In Zoom’s latest update for PC and Mac, the teleconferencing company is making a subtly radical update to its interface. Now, when gesturing a thumbs up or raising your hand in a meeting, computer vision will recognize it and display the matching reaction icon on your colleagues’ screens.
Could the company that took video chats mainstream do the same thing with gesture control? Perhaps. Zoom’s small feature could make gestures an everyday part of our lives—something designers and technologists have been teasing for decades, without much mainstream success.
The appeal of gesture control is obvious. Rather than click buttons or tap tiny screens, you simply move your hands or body naturally as you do during conversations and real-world activities. Ideally, gestures could remove the barriers between you and a computer entirely.
Researchers have been pursuing the idea, dating back to at least 1968, when scientist Douglas Englebart demonstrated “The Mother of All Demos” and unveiled the first computer mouse. Apple then built the mouse into the core UI of the Macintosh computer that debuted 1984, cementing its central role in the computing firmament. A mouse is a gesture system, of sorts, tracking your hand movements in two dimensions on a computer screen—much like a pencil on a piece of paper. Given that computer “desktop” interfaces were built upon the metaphor of a real desk filled with paper and folders, matching them with this flat control scheme made perfect sense.
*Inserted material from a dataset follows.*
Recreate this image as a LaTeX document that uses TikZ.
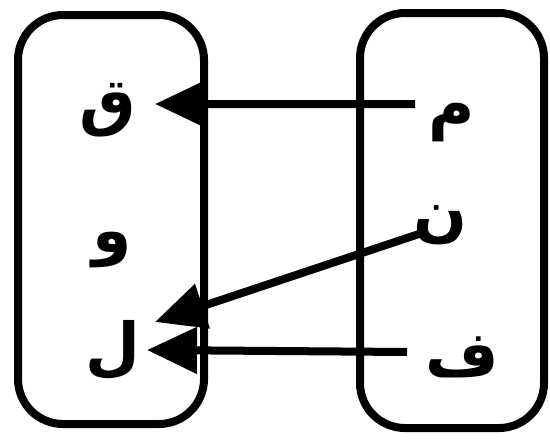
\documentclass[tikz,border=0pt]{standalone}
\usepackage{fontspec}
\newfontfamily\arabicfont[Script=Arabic]{DejaVu Sans}
\TeXXeTstate=1
\usetikzlibrary{arrows.meta, calc}

\begin{document}
\begin{tikzpicture}[>={Triangle[length=1cm, width=0.9cm]}, line width=0.16cm, every node/.style={font=\arabicfont\bfseries\fontsize{36}{43}\selectfont, inner sep=0pt}]
  \useasboundingbox (0,0) rectangle (11,8.82);
  % the two sets
  \node[draw, rounded corners=0.9cm, minimum width=3.72cm, minimum height=8.18cm] (codomain) at (2.22,4.43) {};
  \node[draw, rounded corners=0.9cm, minimum width=3.68cm, minimum height=8.3cm] (domain) at (9.04,4.41) {};
  % letters
  \node (qaf) at (2.16,6.62) {\beginR ق\endR};
  \node (waw) at (2.24,3.82) {\beginR و\endR};
  \node (lam) at (2.26,1.82) {\beginR ل\endR};
  \node (mim) at (9.04,6.36) {\beginR م\endR};
  \node (nun) at (8.80,4.32) {\beginR ن\endR};
  \node (fa) at (9.24,1.68) {\beginR ف\endR};
  % mapping
  \draw[->] ($(mim.center)+(-0.74,0.38)$) -- ($(qaf.center)+(0.94,0.12)$);
  \draw[->] ($(nun.center)+(-0.36,-0.16)$) -- ($(lam.center)+(0.84,0.56)$);
  \draw[->] ($(fa.center)+(-1.10,0.10)$) -- ($(lam.center)+(0.68,0)$);
\end{tikzpicture}
\end{document}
But people don’t live in two-dimensional worlds, so researchers continued pursuing 3D gesture systems. In 1977, University of Illinois scientists created a glove that could track your finger movements, which inspired a pile of strange controllers for 3D realities in the 1980s and ’90s. Minority Report (2002) stoked these embers, as Tom Cruise waved his hands around like magic to control a large holographic screen.
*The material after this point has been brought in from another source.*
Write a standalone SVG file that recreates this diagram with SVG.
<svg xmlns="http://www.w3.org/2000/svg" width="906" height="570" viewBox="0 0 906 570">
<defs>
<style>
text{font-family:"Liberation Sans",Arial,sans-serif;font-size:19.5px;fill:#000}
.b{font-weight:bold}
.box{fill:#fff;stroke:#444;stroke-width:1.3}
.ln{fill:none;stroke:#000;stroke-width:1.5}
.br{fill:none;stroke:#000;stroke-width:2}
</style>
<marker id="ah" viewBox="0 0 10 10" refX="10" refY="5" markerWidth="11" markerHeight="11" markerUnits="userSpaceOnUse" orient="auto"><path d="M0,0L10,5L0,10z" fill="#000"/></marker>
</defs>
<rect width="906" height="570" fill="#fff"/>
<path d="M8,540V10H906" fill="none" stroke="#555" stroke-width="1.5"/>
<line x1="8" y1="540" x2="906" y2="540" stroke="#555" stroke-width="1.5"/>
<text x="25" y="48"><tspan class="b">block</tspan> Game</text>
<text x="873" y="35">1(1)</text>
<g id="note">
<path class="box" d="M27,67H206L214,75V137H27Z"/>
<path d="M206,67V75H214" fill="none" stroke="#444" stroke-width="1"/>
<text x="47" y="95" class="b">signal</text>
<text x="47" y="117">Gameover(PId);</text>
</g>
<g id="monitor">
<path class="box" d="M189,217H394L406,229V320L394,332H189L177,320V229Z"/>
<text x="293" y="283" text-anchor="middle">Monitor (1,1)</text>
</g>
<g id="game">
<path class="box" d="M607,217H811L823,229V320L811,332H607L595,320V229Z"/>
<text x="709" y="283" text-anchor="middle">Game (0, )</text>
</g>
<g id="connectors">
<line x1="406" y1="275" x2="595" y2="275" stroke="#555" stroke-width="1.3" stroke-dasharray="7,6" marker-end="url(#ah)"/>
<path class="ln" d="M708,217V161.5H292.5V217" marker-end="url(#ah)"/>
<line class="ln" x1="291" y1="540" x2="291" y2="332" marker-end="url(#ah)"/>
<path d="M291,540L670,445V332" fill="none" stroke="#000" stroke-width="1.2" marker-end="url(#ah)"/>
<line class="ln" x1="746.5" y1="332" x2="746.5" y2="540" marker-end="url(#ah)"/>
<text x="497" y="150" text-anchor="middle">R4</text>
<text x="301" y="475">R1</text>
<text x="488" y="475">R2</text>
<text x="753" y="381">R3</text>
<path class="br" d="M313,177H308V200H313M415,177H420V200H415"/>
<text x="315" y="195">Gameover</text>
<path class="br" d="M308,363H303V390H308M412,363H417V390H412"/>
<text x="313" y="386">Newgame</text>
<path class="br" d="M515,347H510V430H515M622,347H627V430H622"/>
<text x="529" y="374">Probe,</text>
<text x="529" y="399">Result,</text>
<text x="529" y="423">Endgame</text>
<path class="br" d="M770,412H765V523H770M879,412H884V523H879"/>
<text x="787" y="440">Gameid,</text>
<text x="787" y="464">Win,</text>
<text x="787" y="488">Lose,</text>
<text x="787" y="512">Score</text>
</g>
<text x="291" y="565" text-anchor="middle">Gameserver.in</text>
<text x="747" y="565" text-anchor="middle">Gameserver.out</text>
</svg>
The most successful gesture-based product of all time followed just four years later: the Nintendo Wii. The console handed you a motion-controlled remote to mime sports like bowling or tennis, and went on to sell over 100 million units worldwide. The Wii’s secret was packaging air gestures as an accessible remote control—an object that looked familiar to anyone who owned a TV—through which Nintendo essentially brought the computer mouse into the third dimension. But its usefulness was limited to gaming. And the Wiimote could really only detect relatively broad motions rather than subtle gestures that could include your fingers.
Microsoft pushed the technological needle forward with Kinect, which used infrared light to actually map your body in 3D space—no remotes required. It was an initial hit, selling 10 million units faster than any electronic in history. But using the Kinect over time revealed its shortcomings: It lagged just a little behind your movements, which could be frustrating. And it revealed issues like, how do you hit a button in midair . . . if you don’t feel a button in midair? Microsoft’s solution was that you would hold your hand in one spot for several seconds, which doused cold water on the promise of natural gesture computing. Personally, I found the task far more laborious than using a mouse.
Ultimately, Kinect demonstrated that, for many gestures, you need physical resistance. Imagine having a sword fight without resistance. You swing at a knight. He blocks. But your arms keep going. The experience doesn’t make any sense. Microsoft discontinued the Kinect in 2017, as it wasn’t the boon to Microsoft’s Xbox business that the company had hoped (though the 3D tracking technology inside lives on, miniaturized, in Microsoft’s Hololens AR headset).
Kinect’s failure didn’t stop other companies from similar efforts. Leap Motion promised to live on your desk to replace your mouse with air gestures (it had the same shortcomings as the Kinect, and while it never caught on as more than a novelty, you can still buy the product today), while Google baked its Soli radar into its Pixel phones to let you air swipe past music tracks (which felt more like swatting at flies than queuing up the next banger for your family). Now, here we are in the mighty year of 2022. We still use mice, and we swipe, tap, and flick at touchscreens. But the promise of gesturing in the air to control a computer seemed all but dead.
And then, Zoom showed up.
Zoom seems to have sidestepped the pitfalls of earlier gesture products, finding the sweet spot for gesture controls with its thumbs up and raised hand. Why is this approach better than what we’ve seen? For one, many of us are already making these gestures in Zoom meetings! For whatever work culture reason, I don’t thumbs up anywhere in my life but on Zoom, where the practice is as natural as it can be—so no one needs to learn the gesture, or even know that Zoom is tracking it, for this to work. Furthermore, neither a thumbs up nor a hand raise requires physical resistance to feel good. We’ve always made these gestures in the air.
But most of all, this trick solves a real problem for Zoom. Unless you are squinting at the full Brady Bunch view of participants on any given call, it’s difficult to see how people react to any question. Zoom is digitizing their reactions in a way that can be highlighted for a host—all while they’re replacing a redundant button press for the user (why thumbs up and hit a thumbs up button? It’s silly).
Zoom took teleconferencing mainstream. Who woulda thunk, they may do the same thing with gesture controls next.